New Technology - Old Society: Silicon Valley 
In his 1984 book, Werner Rügemer described "the dark side of high tech" - a field study from California, where the digital revolution began. It contains a reflection on the history of inventions, illegal work in sweat shops, working conditions of chip workers, groundwater poisoning, interviews with Stanford scientists, trade unionists, armament engineers, fire fighters and a portrait of Steve Jobs. The book was translated in Russian and Hungarian.

State Secret - Discharge Water 
The State Secret - Discharge Water (German: Staatsgeheimnis Abwasser) is a book by Rügemer from 1994, in which he wrote about the cycle of drinking water and corruption in the processing of industrial wastewater - as exemplified by the city of Cologne.

Economies Without Corruption? 
Economies Without Corruption? (German: Wirtschaften ohne Korruption?) is a 1996 novel by Rügemer.

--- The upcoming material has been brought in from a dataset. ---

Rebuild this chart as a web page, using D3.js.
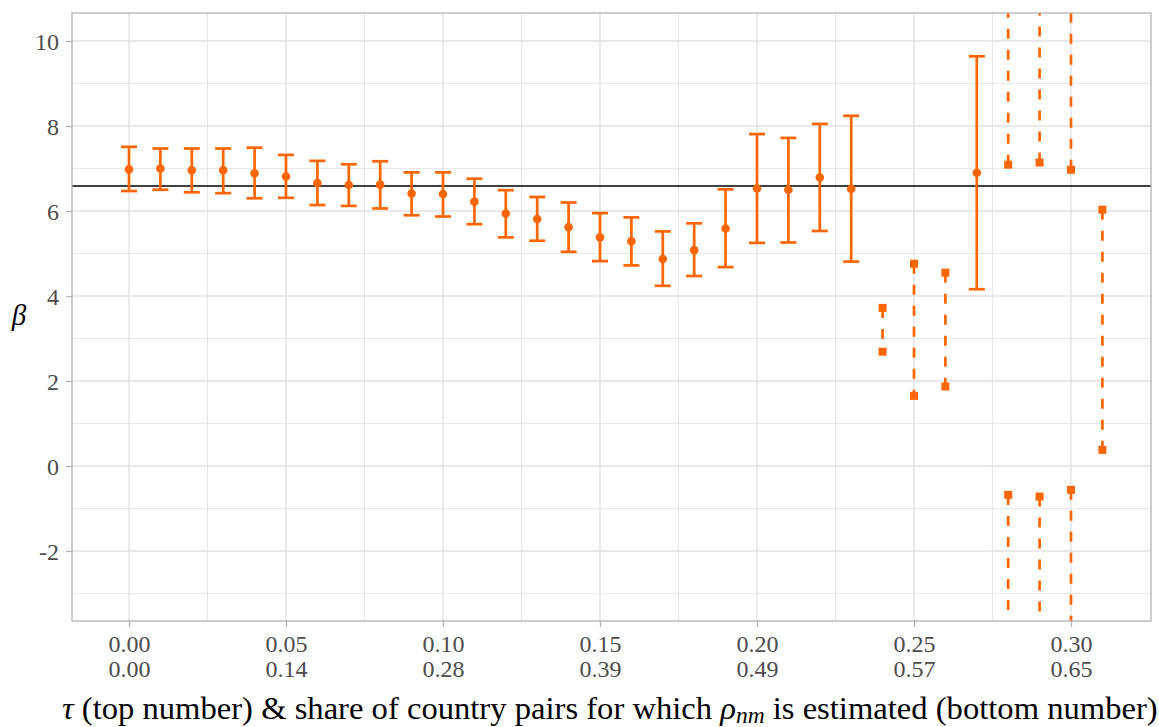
<!DOCTYPE html>
<html>
<head>
<meta charset="utf-8">
<script src="https://cdn.jsdelivr.net/npm/d3@7/dist/d3.min.js"></script>
<style>
  html, body { margin: 0; padding: 0; background: #fff; }
  svg { display: block; }
</style>
</head>
<body>
<svg id="chart" width="1159" height="727"></svg>
<script>
// ---- Data ----
const tau = [0.00,0.01,0.02,0.03,0.04,0.05,0.06,0.07,0.08,0.09,0.10,0.11,0.12,0.13,0.14,0.15,
             0.16,0.17,0.18,0.19,0.20,0.21,0.22,0.23,0.24,0.25,0.26,0.27,0.28,0.29,0.30,0.31];
// point estimate (null where no estimate is shown)
const estimate = [6.98,7.00,6.96,6.96,6.89,6.81,6.66,6.61,6.62,6.41,6.40,6.22,5.94,5.81,5.62,5.38,
                  5.29,4.87,5.08,5.59,6.53,6.50,6.79,6.52,null,null,null,6.90,null,null,null,null];
const ciLow  = [6.47,6.50,6.44,6.42,6.30,6.31,6.14,6.12,6.06,5.90,5.87,5.69,5.38,5.30,5.04,4.82,
                4.72,4.24,4.47,4.68,5.25,5.26,5.53,4.81,2.69,1.65,1.87,4.16,-0.68,-0.72,-0.56,0.38];
const ciHigh = [7.51,7.47,7.47,7.47,7.49,7.32,7.18,7.10,7.17,6.91,6.91,6.76,6.49,6.33,6.20,5.95,
                5.85,5.52,5.71,6.51,7.81,7.72,8.05,8.24,3.72,4.76,4.55,9.64,7.09,7.14,6.97,6.03];
// "bar": regular confidence interval; "set": bounded confidence set; "outer": (-inf, low] U [high, inf)
const ciType = ["bar","bar","bar","bar","bar","bar","bar","bar","bar","bar","bar","bar","bar","bar","bar","bar",
                "bar","bar","bar","bar","bar","bar","bar","bar","set","set","set","bar","outer","outer","outer","set"];
const refLine = 6.59;
const xTicks = [0.00,0.05,0.10,0.15,0.20,0.25,0.30];
const xTickTop = ["0.00","0.05","0.10","0.15","0.20","0.25","0.30"];
const xTickBottom = ["0.00","0.14","0.28","0.39","0.49","0.57","0.65"];
const yTicks = [-2,0,2,4,6,8,10];
const yTickLabels = ["-2","0","2","4","6","8","10"];
const xMinor = [0.025,0.075,0.125,0.175,0.225,0.275];
const yMinor = [-3,-1,1,3,5,7,9];

// ---- Layout ----
const FONT = "Liberation Serif";
const svg = d3.select("#chart");
const panel = {left: 72, right: 1151, top: 13, bottom: 621};
const x = d3.scaleLinear().domain([-0.01815, 0.32548]).range([panel.left, panel.right]);
const y = d3.scaleLinear().domain([-3.647, 10.659]).range([panel.bottom, panel.top]);
const orange = "#ff6600";
const grid = "#e2e2e2";

const rows = tau.map((t, i) => ({t, est: estimate[i], lo: ciLow[i], hi: ciHigh[i], type: ciType[i]}));

function serif(sel, size) {
  return sel.attr("font-family", FONT).style("font-family", `"${FONT}"`)
    .attr("font-size", size).style("font-size", size + "px");
}

// grid
const g = svg.append("g");
g.selectAll(".ymin").data(yMinor).join("line")
  .attr("x1", panel.left).attr("x2", panel.right)
  .attr("y1", d => y(d)).attr("y2", d => y(d))
  .attr("stroke", grid).attr("stroke-width", 0.8);
g.selectAll(".xmin").data(xMinor).join("line")
  .attr("y1", panel.top).attr("y2", panel.bottom)
  .attr("x1", d => x(d)).attr("x2", d => x(d))
  .attr("stroke", grid).attr("stroke-width", 0.8);
g.selectAll(".ymaj").data(yTicks).join("line")
  .attr("x1", panel.left).attr("x2", panel.right)
  .attr("y1", d => y(d)).attr("y2", d => y(d))
  .attr("stroke", grid).attr("stroke-width", 1.4);
g.selectAll(".xmaj").data(xTicks).join("line")
  .attr("y1", panel.top).attr("y2", panel.bottom)
  .attr("x1", d => x(d)).attr("x2", d => x(d))
  .attr("stroke", grid).attr("stroke-width", 1.4);

// clip
svg.append("clipPath").attr("id", "clip").append("rect")
  .attr("x", panel.left).attr("y", panel.top)
  .attr("width", panel.right - panel.left).attr("height", panel.bottom - panel.top);
const plot = svg.append("g").attr("clip-path", "url(#clip)");

// reference line
plot.append("line")
  .attr("x1", panel.left).attr("x2", panel.right)
  .attr("y1", y(refLine)).attr("y2", y(refLine))
  .attr("stroke", "#000").attr("stroke-width", 1.4);

const capHalf = 8;
const lw = 2.7;
const dash = "10,11";

// regular error bars
const bars = rows.filter(d => d.type === "bar");
plot.selectAll(".eb").data(bars).join("line")
  .attr("x1", d => x(d.t)).attr("x2", d => x(d.t))
  .attr("y1", d => y(d.lo)).attr("y2", d => y(d.hi))
  .attr("stroke", orange).attr("stroke-width", lw);
plot.selectAll(".capHi").data(bars).join("line")
  .attr("x1", d => x(d.t) - capHalf).attr("x2", d => x(d.t) + capHalf)
  .attr("y1", d => y(d.hi)).attr("y2", d => y(d.hi))
  .attr("stroke", orange).attr("stroke-width", lw);
plot.selectAll(".capLo").data(bars).join("line")
  .attr("x1", d => x(d.t) - capHalf).attr("x2", d => x(d.t) + capHalf)
  .attr("y1", d => y(d.lo)).attr("y2", d => y(d.lo))
  .attr("stroke", orange).attr("stroke-width", lw);
plot.selectAll(".pt").data(bars.filter(d => d.est !== null)).join("circle")
  .attr("cx", d => x(d.t)).attr("cy", d => y(d.est)).attr("r", 4.3)
  .attr("fill", orange);

// bounded sets: dashed between squares
const sets = rows.filter(d => d.type === "set");
plot.selectAll(".setl").data(sets).join("line")
  .attr("x1", d => x(d.t)).attr("x2", d => x(d.t))
  .attr("y1", d => y(d.hi)).attr("y2", d => y(d.lo))
  .attr("stroke", orange).attr("stroke-width", lw).attr("stroke-dasharray", dash);

// outer sets: dashed from squares outward
const outer = rows.filter(d => d.type === "outer");
plot.selectAll(".outHi").data(outer).join("line")
  .attr("x1", d => x(d.t)).attr("x2", d => x(d.t))
  .attr("y1", d => y(d.hi)).attr("y2", y.range()[1] - 5)
  .attr("stroke", orange).attr("stroke-width", lw).attr("stroke-dasharray", dash);
plot.selectAll(".outLo").data(outer).join("line")
  .attr("x1", d => x(d.t)).attr("x2", d => x(d.t))
  .attr("y1", d => y(d.lo)).attr("y2", y.range()[0] + 5)
  .attr("stroke", orange).attr("stroke-width", lw).attr("stroke-dasharray", dash);

// squares
const sq = 8;
const sqData = rows.filter(d => d.type !== "bar").flatMap(d => [{t: d.t, v: d.lo}, {t: d.t, v: d.hi}]);
plot.selectAll(".sq").data(sqData).join("rect")
  .attr("x", d => x(d.t) - sq / 2).attr("y", d => y(d.v) - sq / 2)
  .attr("width", sq).attr("height", sq).attr("fill", orange);

// panel border
svg.append("rect")
  .attr("x", panel.left).attr("y", panel.top)
  .attr("width", panel.right - panel.left).attr("height", panel.bottom - panel.top)
  .attr("fill", "none").attr("stroke", "#b3b3b3").attr("stroke-width", 1.3);

// axes
const tickCol = "#b3b3b3";
const textCol = "#4d4d4d";
const xAxis = svg.append("g").attr("transform", `translate(0,${panel.bottom})`)
  .call(d3.axisBottom(x).tickValues(xTicks).tickSize(6).tickFormat(""));
serif(xAxis, 24);
xAxis.select(".domain").remove();
xAxis.selectAll(".tick line").attr("stroke", tickCol).attr("stroke-width", 1.3);
xAxis.selectAll(".tick text").remove();
xAxis.selectAll(".tick").each(function(d, i) {
  const t = serif(d3.select(this).append("text"), 24)
    .attr("fill", textCol).attr("text-anchor", "middle");
  t.append("tspan").attr("x", 0).attr("y", 31).text(xTickTop[i]);
  t.append("tspan").attr("x", 0).attr("y", 56).text(xTickBottom[i]);
});

const yAxis = svg.append("g").attr("transform", `translate(${panel.left},0)`)
  .call(d3.axisLeft(y).tickValues(yTicks).tickSize(6).tickFormat((d, i) => yTickLabels[i]));
serif(yAxis, 24);
yAxis.select(".domain").remove();
yAxis.selectAll(".tick line").attr("stroke", tickCol).attr("stroke-width", 1.3);
serif(yAxis.selectAll(".tick text"), 24)
  .attr("fill", textCol).attr("x", -13).attr("dy", "0.34em");

// y title
serif(svg.append("text"), 29).attr("x", 19).attr("y", 325)
  .attr("text-anchor", "middle").style("font-style", "italic")
  .attr("fill", "#000").text("β");

// x title
const xt = serif(svg.append("text"), 26).attr("x", 62).attr("y", 719).attr("fill", "#000");
xt.append("tspan").style("font-style", "italic").text("τ");
xt.append("tspan").text(" (top number) & share of country pairs for which ");
xt.append("tspan").style("font-style", "italic").text("ρ");
xt.append("tspan").style("font-style", "italic").style("font-size", "0.72em").attr("dy", 4).text("nm");
xt.append("tspan").attr("dy", -4).text(" is estimated (bottom number)");
const w = xt.node().getComputedTextLength();
const fs = 26 * 1096 / w;
xt.attr("font-size", fs).style("font-size", fs + "px");
</script>
</body>
</html>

The book is about the history of corruption in the Federal Republic of Germany and international practice of the US, France, Great Britain.

Colonia Corrupta 
Colonia Corrupta: Privatization, Globalization and Corruption in Cologne was published in 2002. In this book he published an article about the Cologne waste incineration plant.

The Banker 
In 2006, Rügmer's book Der Bankier: Ungebetener Nachruf auf Alfred Freiherr von Oppenheim was released. He added some aspects of the political system under Helmut Kohl. His book reveals that Kohl was secretly funded by Sal. Oppenheim in the early 1980s with at least DM 1.3 million.

Grasshoppers' in the Public Space 
He talks about the disadvantages of cross-border leasing (CBL) and public–private partnership (PPP). In his work, Rügmer criticized the CBL practice of selling public properties to US private investors. The treaty was largely secret.

Privatization in Germany: A Financial Statement 
In 2006, his book Privatization in Germany: A Financial Statement was published. In it he investigated a balance of privatisation projects launched and implemented since 1984, and their impact on public budgets, public services and democracy.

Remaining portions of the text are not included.